A brief excerpt from the letter:
Mr. Speaker, your voting record is at variance from one of the Church’s most ancient moral teachings. From the apostles to the present, the Magisterium of the Church has insisted that those in power are morally obliged to preference the needs of the poor. Your record in support of legislation to address the desperate needs of the poor is among the worst in Congress. This fundamental concern should have great urgency for Catholic policy makers. Yet, even now, you work in opposition to it.

Read the entire letter at the link above. It's good, and its list of signatories is impressive.

Friday, May 13, 2011


Click on the map for the enlarged view, and then click again for magnification. For those of you who may be concerned about us, you will see from the map that we are not in a zone which will be flooded when the Morganza Floodway is opened tomorrow. Thibodaux is just south of the center of the map.
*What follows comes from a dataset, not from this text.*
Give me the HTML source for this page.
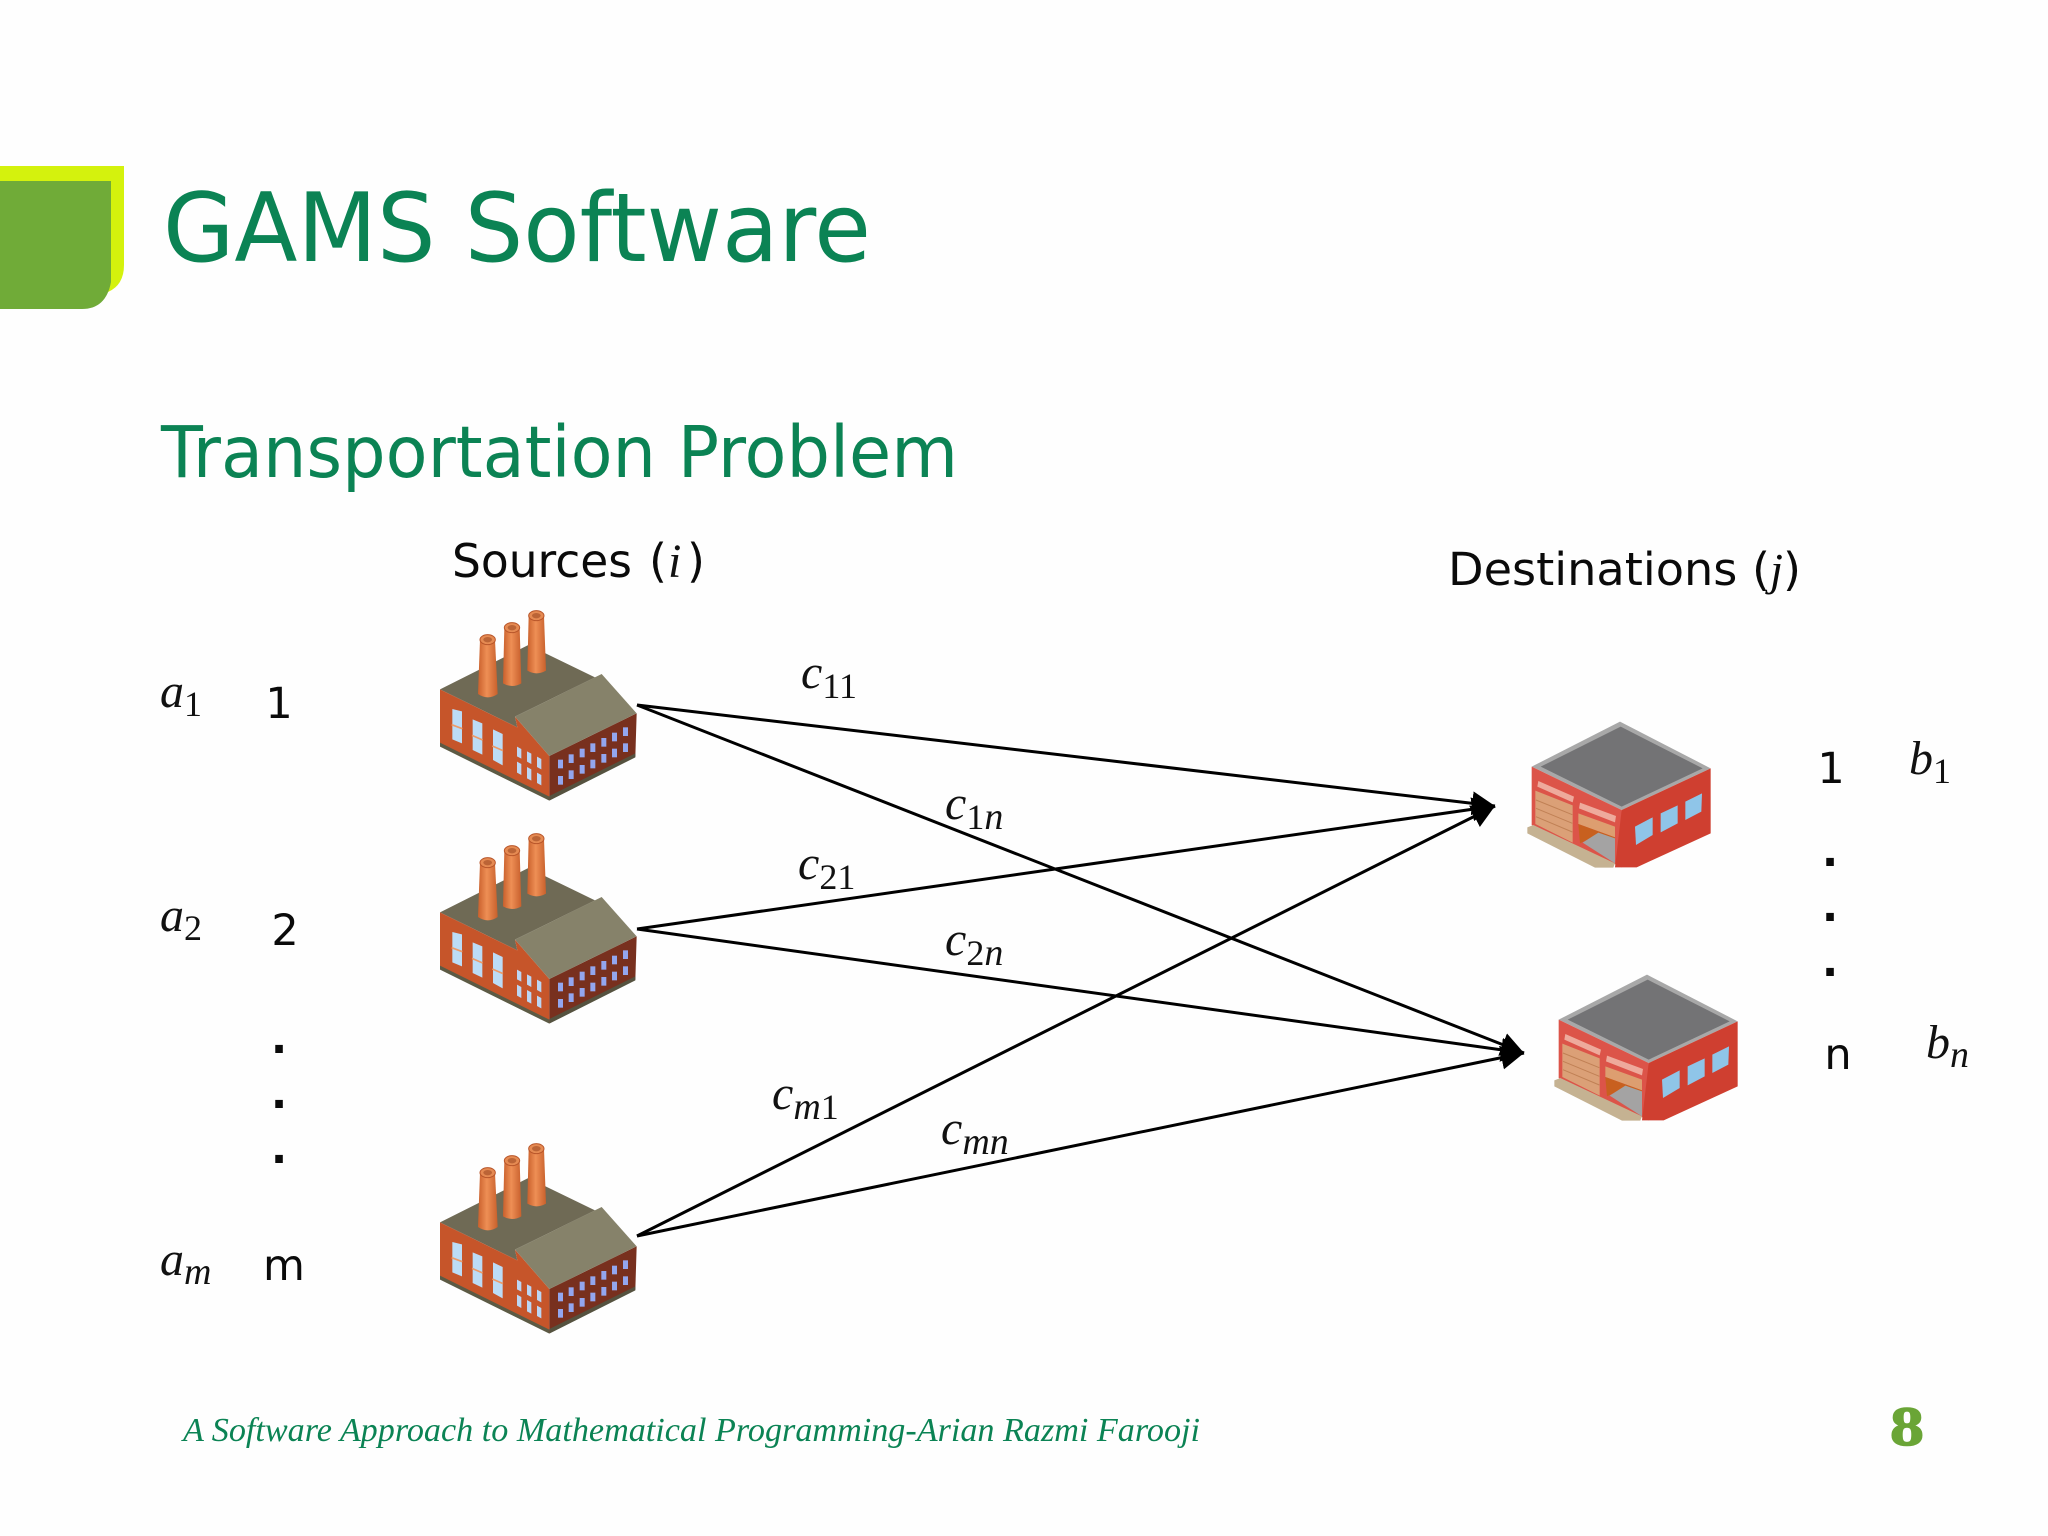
<!DOCTYPE html>
<html>
<head>
<meta charset="utf-8">
<style>
html,body{margin:0;padding:0;background:#fff;width:2048px;height:1536px;overflow:hidden}
svg{display:block}
.d{font-family:"DejaVu Sans",sans-serif;fill:#0a0a0a}
.m{font-family:"Liberation Serif",serif;font-style:italic;font-size:48px;fill:#111}
.s{font-size:38px}
.r{font-style:normal;font-size:36px}
.g{font-family:"DejaVu Sans",sans-serif;fill:#0b8354}
</style>
</head>
<body>
<svg width="2048" height="1536" viewBox="0 0 2048 1536" xmlns="http://www.w3.org/2000/svg">
<defs>
<linearGradient id="ch" x1="0" x2="1" y1="0" y2="0">
<stop offset="0" stop-color="#c9602c"/><stop offset=".45" stop-color="#ee8f55"/><stop offset="1" stop-color="#c8602c"/>
</linearGradient>
<marker id="ah" markerUnits="userSpaceOnUse" markerWidth="30" markerHeight="30" refX="23" refY="12" orient="auto">
<path d="M0 0L23 12L0 24Z" fill="#000"/>
</marker>
<g id="factory">
<polygon points="60,298 325,165 525,262 285,380 292,412" fill="#6f6a55"/>
<polygon points="60,298 292,412 285,380 388,498 388,630 60,468" fill="#c6552a"/>
<polygon points="60,458 388,620 388,632 60,470" fill="#5c5a44"/>
<polygon points="388,498 650,370 646,500 388,630" fill="#78301e"/>
<polygon points="388,618 646,490 646,502 388,632" fill="#55523f"/>
<polygon points="285,380 545,252 650,370 388,498" fill="#86826a"/>
<polygon points="97,357 126,364 126,460 97,448" fill="#bcdcf6"/>
<polygon points="158,388 187,400 187,494 158,480" fill="#bcdcf6"/>
<polygon points="219,418 248,432 248,526 219,510" fill="#bcdcf6"/>
<path d="M95 404L127 416M156 436L188 450M217 468L249 482" stroke="#ec9a68" stroke-width="5"/>
<polygon points="291,470 304,477 304,506 291,499" fill="#bcd6f4"/>
<polygon points="291,515 304,522 304,555 291,548" fill="#bcd6f4"/>
<polygon points="321,484 334,491 334,522 321,515" fill="#bcd6f4"/>
<polygon points="321,531 334,538 334,572 321,565" fill="#bcd6f4"/>
<polygon points="351,500 364,507 364,538 351,531" fill="#bcd6f4"/>
<polygon points="351,548 364,555 364,586 351,579" fill="#bcd6f4"/>
<g fill="#93a6ee">
<rect x="414" y="509" width="15" height="26"/><rect x="446" y="493" width="15" height="26"/><rect x="479" y="476" width="15" height="26"/><rect x="511" y="460" width="15" height="26"/><rect x="544" y="444" width="15" height="26"/><rect x="576" y="428" width="15" height="26"/><rect x="609" y="412" width="15" height="26"/>
<rect x="414" y="558" width="15" height="26"/><rect x="446" y="541" width="15" height="26"/><rect x="479" y="525" width="15" height="26"/><rect x="511" y="509" width="15" height="26"/><rect x="544" y="492" width="15" height="26"/><rect x="576" y="476" width="15" height="26"/><rect x="609" y="460" width="15" height="26"/>
</g>
<path d="M180 150L174 312Q204 332 233 312L225 150Z" fill="url(#ch)"/>
<ellipse cx="203" cy="149" rx="23" ry="15" fill="#e58a52" stroke="#b9562a" stroke-width="3"/>
<ellipse cx="203" cy="149" rx="13" ry="8" fill="#bb6436"/>
<path d="M253 114L249 280Q277 296 304 280L299 114Z" fill="url(#ch)"/>
<ellipse cx="276" cy="113" rx="23" ry="15" fill="#e58a52" stroke="#b9562a" stroke-width="3"/>
<ellipse cx="276" cy="113" rx="13" ry="8" fill="#bb6436"/>
<path d="M326 78L322 242Q350 258 378 242L372 78Z" fill="url(#ch)"/>
<ellipse cx="349" cy="77" rx="23" ry="15" fill="#e58a52" stroke="#b9562a" stroke-width="3"/>
<ellipse cx="349" cy="77" rx="13" ry="8" fill="#bb6436"/>
</g>
<g id="ware">
<polygon points="95,200 360,65 632,205 365,330" fill="#a8a8a8"/>
<polygon points="122,200 362,80 608,205 365,320" fill="#737375"/>
<polygon points="95,200 365,330 365,502 340,490 95,375" fill="#dc5449"/>
<polygon points="365,330 632,205 632,400 410,502 345,502" fill="#cf3f30"/>
<polygon points="106,272 218,316 218,428 106,372" fill="#dba077"/>
<path d="M108 300L217 344M108 325L217 370M108 350L217 396" stroke="#c08055" stroke-width="3"/>
<polygon points="235,340 345,380 345,412 235,372" fill="#dd9e70"/>
<polygon points="235,372 345,412 345,440 280,410 240,430" fill="#c8601f"/>
<polygon points="248,428 295,398 345,415 345,490" fill="#a4a3a3"/>
<polygon points="115,243 222,290 218,307 112,260" fill="#eeaa9c"/>
<polygon points="240,308 348,348 345,367 237,325" fill="#eeaa9c"/>
<polygon points="82,382 100,375 345,490 340,503 285,503 82,400" fill="#c5b292"/>
<polygon points="405,380 458,352 458,405 408,435" fill="#8fc5e8"/>
<polygon points="482,340 533,316 533,370 482,397" fill="#8fc5e8"/>
<polygon points="556,305 606,280 604,335 556,360" fill="#8fc5e8"/>
</g>
</defs>

<rect width="2048" height="1536" fill="#fefefe"/>

<path d="M0 166H124V265Q124 285 108 292L60 300H0Z" fill="#d4f20d"/>
<path d="M0 181H111V282Q106 309 82 309H0Z" fill="#70ab38"/>

<text class="g" x="163" y="261" font-size="95" textLength="708" lengthAdjust="spacingAndGlyphs">GAMS Software</text>
<text class="g" x="161" y="477" font-size="71" textLength="797" lengthAdjust="spacingAndGlyphs">Transportation Problem</text>

<text class="d" x="452" y="577" font-size="46" textLength="180" lengthAdjust="spacingAndGlyphs">Sources</text>
<text class="d" x="649" y="577" font-size="46">(</text>
<text x="668" y="577" font-family="Liberation Serif" font-style="italic" font-size="48" fill="#111">i</text>
<text class="d" x="687" y="577" font-size="46">)</text>
<text class="d" x="1448" y="585" font-size="45" textLength="353" lengthAdjust="spacingAndGlyphs">Destinations (<tspan font-family="Liberation Serif" font-style="italic">j</tspan>)</text>

<use href="#factory" transform="translate(420,590) scale(.33333)"/>
<use href="#factory" transform="translate(420,813) scale(.33333)"/>
<use href="#factory" transform="translate(420,1123) scale(.33333)"/>
<use href="#ware" transform="translate(1500,700) scale(.33333)"/>
<use href="#ware" transform="translate(1527,953) scale(.33333)"/>

<g stroke="#000" stroke-width="3" fill="none">
<line x1="637" y1="705" x2="1495" y2="806" marker-end="url(#ah)"/>
<line x1="637" y1="929" x2="1495" y2="806" marker-end="url(#ah)"/>
<line x1="637" y1="1236" x2="1495" y2="806" marker-end="url(#ah)"/>
<line x1="637" y1="705" x2="1524" y2="1053" marker-end="url(#ah)"/>
<line x1="637" y1="929" x2="1524" y2="1053" marker-end="url(#ah)"/>
<line x1="637" y1="1236" x2="1524" y2="1053" marker-end="url(#ah)"/>
</g>

<text class="m" x="160" y="707">a<tspan class="r" dy="9">1</tspan></text>
<text class="m" x="160" y="931">a<tspan class="r" dy="9">2</tspan></text>
<text class="m" x="160" y="1275">a<tspan class="s" dy="9">m</tspan></text>
<text class="m" x="801" y="688">c<tspan class="r" dy="10">11</tspan></text>
<text class="m" x="945" y="819">c<tspan class="r" dy="10">1</tspan><tspan class="s">n</tspan></text>
<text class="m" x="798" y="879">c<tspan class="r" dy="10">21</tspan></text>
<text class="m" x="945" y="955">c<tspan class="r" dy="10">2</tspan><tspan class="s">n</tspan></text>
<text class="m" x="772" y="1109">c<tspan class="s" dy="10">m</tspan><tspan class="r">1</tspan></text>
<text class="m" x="941" y="1144">c<tspan class="s" dy="10">mn</tspan></text>
<text class="m" x="1909" y="774">b<tspan class="r" dy="9">1</tspan></text>
<text class="m" x="1926" y="1058">b<tspan class="s" dy="9">n</tspan></text>

<text class="d" x="279" y="718" font-size="43" text-anchor="middle">1</text>
<text class="d" x="285" y="945" font-size="43" text-anchor="middle">2</text>
<text class="d" x="284" y="1280" font-size="43" text-anchor="middle">m</text>
<text class="d" x="1831" y="783" font-size="43" text-anchor="middle">1</text>
<text class="d" x="1838" y="1069" font-size="43" text-anchor="middle">n</text>

<text class="d" x="279" y="1053" font-size="43" font-weight="bold" text-anchor="middle">.</text>
<text class="d" x="279" y="1108" font-size="43" font-weight="bold" text-anchor="middle">.</text>
<text class="d" x="279" y="1163" font-size="43" font-weight="bold" text-anchor="middle">.</text>
<text class="d" x="1830" y="866" font-size="43" font-weight="bold" text-anchor="middle">.</text>
<text class="d" x="1830" y="921" font-size="43" font-weight="bold" text-anchor="middle">.</text>
<text class="d" x="1830" y="976" font-size="43" font-weight="bold" text-anchor="middle">.</text>

<text x="183" y="1441" font-family="Liberation Serif" font-style="italic" font-size="34" fill="#0b8354" textLength="1017" lengthAdjust="spacingAndGlyphs">A Software Approach to Mathematical Programming-Arian Razmi Farooji</text>
<text x="1907" y="1445" font-family="DejaVu Serif" font-weight="bold" font-size="50" fill="#6aa536" stroke="#6aa536" stroke-width="1.5" text-anchor="middle">8</text>
</svg>
</body>
</html>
The floodway will be opened to send more water down the Atchafalaya River basin in order to lower the volume of water in the Mississippi River from above Baton Rouge and New Orleans to prevent the river from overtopping the levees and to relieve pressure on the levees to prevent breaches which would flood a much larger number of people than those who will be flooded by opening the floodway. I feel sad for those who will be inundated, but even if the Morganza Spillway gates were not opened, certain areas near the Atchafalaya River would flood, because of water spilling over the top of the floodway gates. Water is lapping at the gates and leaking through them already.

I hope what I've written makes sense. Thank you for your concern.

Tuesday, May 10, 2011


Since I'm feeling a bit weary of blogging, I'm going to take a few days off. No black dog has got hold of me, nothing's wrong, I just want a break. I know I've made similar statements on other occasions and ended up back blogging rather quickly. Who knows? That may happen again. We shall see.


Digging out the potatoes.

GP harvested about 40 pounds of potatoes.

The uprooted potato plants.

The potato plot.

The entire scene.

Grandpère likes for me to brag about his garden, and I'm happy to do so. I consider that I am fortunate to have access to so many fresh-from-the-garden vegetables and fruit. The produce, along with fresh fish, and meat from the hunt, such as venison, wild pork, and various wild birds make for delicious eating.